Due mesi di tempo. La pubblicazione del Rapporto sul debito della Commissione europea, che verrà presentato stamattina dal vicepresidente della Commissione Dombrovskis, dal commissario all’Economia Moscovici e dalla commissaria per il Lavoro Thyssen, non comporterà l’avvio di nessuna procedura di infrazione ai danni dell’Italia. Ma se per la fine di aprile la manovra non sarà stata avviata il collegio dei commissari aprirà la procedura per deficit eccessivo già nella prima settimana di maggio.

La scelta della commissione non è stata priva di opposizioni. La linea morbida sostenuta dal presidente Juncker, che sta resistendo a un vero e proprio assedio che ha per obiettivo le sue «spontanee» dimissioni, e da Moscovici ha trovato serie resistenze in seno alla Commissione, dovute al timore che il «permissivismo» nei confronti dell’Italia contagi altri Paesi. Alla fine è prevalsa la linea morbida, soprattutto in conseguenza di considerazioni sulla politica interna italiana.

Bruxelles si rende perfettamente conto che la scissione del Pd indebolisce un governo che i duri già definiscono sprezzantemente «ad interim». Ma una destabilizzazione totale dell’Italia non è nell’interesse di nessuno: non a caso Moscovici ha ripetuto che «l’Italia ha un governo e noi lavoriamo con il presidente Gentiloni e con il ministro dell’Economia». Dunque la Commissione ha deciso di fidarsi degli impegni presi dal ministro dell’Economia Padoan, ricordando però che sono tassativi.
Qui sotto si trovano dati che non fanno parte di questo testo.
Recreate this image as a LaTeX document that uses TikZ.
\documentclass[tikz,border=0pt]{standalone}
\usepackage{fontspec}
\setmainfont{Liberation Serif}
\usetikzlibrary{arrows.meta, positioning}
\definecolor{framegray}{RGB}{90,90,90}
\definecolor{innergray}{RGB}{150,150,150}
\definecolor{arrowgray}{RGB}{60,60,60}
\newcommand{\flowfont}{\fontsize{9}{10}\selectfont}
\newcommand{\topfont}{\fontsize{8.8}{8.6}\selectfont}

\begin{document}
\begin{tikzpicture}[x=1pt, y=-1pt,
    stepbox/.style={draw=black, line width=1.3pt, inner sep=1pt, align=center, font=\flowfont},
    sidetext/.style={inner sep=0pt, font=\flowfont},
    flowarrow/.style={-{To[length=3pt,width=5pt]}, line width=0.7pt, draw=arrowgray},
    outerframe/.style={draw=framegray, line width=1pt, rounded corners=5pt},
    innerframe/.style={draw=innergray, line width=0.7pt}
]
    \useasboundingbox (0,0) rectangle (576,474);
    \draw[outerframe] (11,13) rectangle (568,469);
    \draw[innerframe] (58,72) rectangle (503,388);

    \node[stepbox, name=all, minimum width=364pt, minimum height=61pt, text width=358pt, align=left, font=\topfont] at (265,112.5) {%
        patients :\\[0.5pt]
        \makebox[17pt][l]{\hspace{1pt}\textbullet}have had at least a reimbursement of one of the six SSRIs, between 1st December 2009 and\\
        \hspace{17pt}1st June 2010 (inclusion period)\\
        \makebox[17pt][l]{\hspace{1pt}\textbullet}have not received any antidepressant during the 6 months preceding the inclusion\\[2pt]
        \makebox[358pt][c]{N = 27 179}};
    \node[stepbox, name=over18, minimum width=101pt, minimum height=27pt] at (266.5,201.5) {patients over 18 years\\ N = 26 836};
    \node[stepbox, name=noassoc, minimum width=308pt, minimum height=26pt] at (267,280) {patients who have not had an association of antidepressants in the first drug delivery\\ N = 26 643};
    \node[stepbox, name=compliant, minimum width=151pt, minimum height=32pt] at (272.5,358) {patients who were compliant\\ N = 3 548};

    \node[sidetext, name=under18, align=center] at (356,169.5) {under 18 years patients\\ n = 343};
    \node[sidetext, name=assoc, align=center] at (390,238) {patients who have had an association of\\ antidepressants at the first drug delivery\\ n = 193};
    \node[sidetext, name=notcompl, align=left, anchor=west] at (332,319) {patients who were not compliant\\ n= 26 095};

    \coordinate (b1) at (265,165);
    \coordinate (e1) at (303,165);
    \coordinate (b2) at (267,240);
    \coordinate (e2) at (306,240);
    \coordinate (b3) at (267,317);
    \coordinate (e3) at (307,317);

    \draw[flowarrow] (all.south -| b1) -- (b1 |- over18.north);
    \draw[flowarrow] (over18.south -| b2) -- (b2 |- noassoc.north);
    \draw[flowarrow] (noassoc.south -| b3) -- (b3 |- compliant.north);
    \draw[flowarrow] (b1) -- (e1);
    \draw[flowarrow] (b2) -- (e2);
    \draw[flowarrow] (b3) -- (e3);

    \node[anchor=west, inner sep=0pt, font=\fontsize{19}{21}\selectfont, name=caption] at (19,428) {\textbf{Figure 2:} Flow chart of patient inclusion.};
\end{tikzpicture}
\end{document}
La conferma piena della promessa, da parte di Padoan, arriva a strettissimo giro: «Confermo che la correzione si farà e questa è una cosa che toglierà ogni dubbio sulla coerenza dell’Italia con le regole europee», ha detto il ministro parlando con i giornalisti, senza mancare di ripetere che la manovra sarà, come richiesto, pari allo 0,2% del Pil, cioè di 3,4 miliardi, e che verrà rispettato anche il calendario: entro e non oltre la fine di aprile. Il ministro, come da copione, ha sfoggiato massimo ottimismo anche sui fronti nevralgici dello spread e del debito pubblico. Il primo, ha segnalato, «si è stabilizzato» e dai primi di febbraio è comunque sceso di 10 punti, da 200 a 190. Certo è sempre elevato, ma questa, per Padoan, è una conseguenza diretta dello shock rappresentato da Donald Trump. Quanto al debito, il ministro italiano si è dichiarato certo della sua «sostenibilità».

La strategia per abbassarlo passa anche per le privatizzazioni. Sul tema Padoan non ha lasciato margini di dubbio. «Le privatizzazioni – ha puntualizzato – non sono la via maestra per ridurre il debito, che è invece la crescita». Tuttavia anche aggredire il debito è «uno degli svariati scopi delle privatizzazioni» insieme al «miglioramento delle imprese partecipate, come dimostrano il caso delle Poste, la cui efficienza è molto migliorata dopo la cessione della prima tranche, e di Enav». Di sfuggita, mentre a Roma i taxisti assediavano la sede del Pd, il ministro dell’Economia ha anche affrontato il tema della liberalizzazione di quel settore. Salomonico: «Va fatta ma con una transizione dolce».

La vicenda italiana si è inserita anche ieri nel quadro dello scontro sempre più duro che si combatte tra falchi e colombe a Bruxelles e a Berlino. Juncker è preso di mira dal ministro delle Finanze tedesco Scaheuble, che accusa la Commissione di non assolvere al compito di sorvegliare il rispetto dei Trattati. Dal momento che la Commissione non può non basarsi su considerazioni politiche, come è appunto capitato nel caso italiano, il capo dei duri d’Europa propone di passare il verdetto sui bilanci dei singoli Paesi al Fondo salva-Stati, che baserebbe il giudizio solo su criteri di rispetto letterale dei trattati. Il commissariamento della Commissione.

Lunedì Jean-Claude Juncker aveva smentito la voce di imminenti dimissioni, che aprirebbero le porte al vicepresidente finlandese Katainen, un duro. Ieri ha replicato indirettamente a Schaeuble. Ha ripetuto che «euro non significa austerità» e che la sua posizione è proprio «contro l’austerità cieca», come dimostrano appunto i 19 miliardi di flessibilità concessi all’Italia.

Ma è evidente che le ostilità non si fermeranno qui e che per mesi il fronte italiano resterà la prima linea della guerra europea.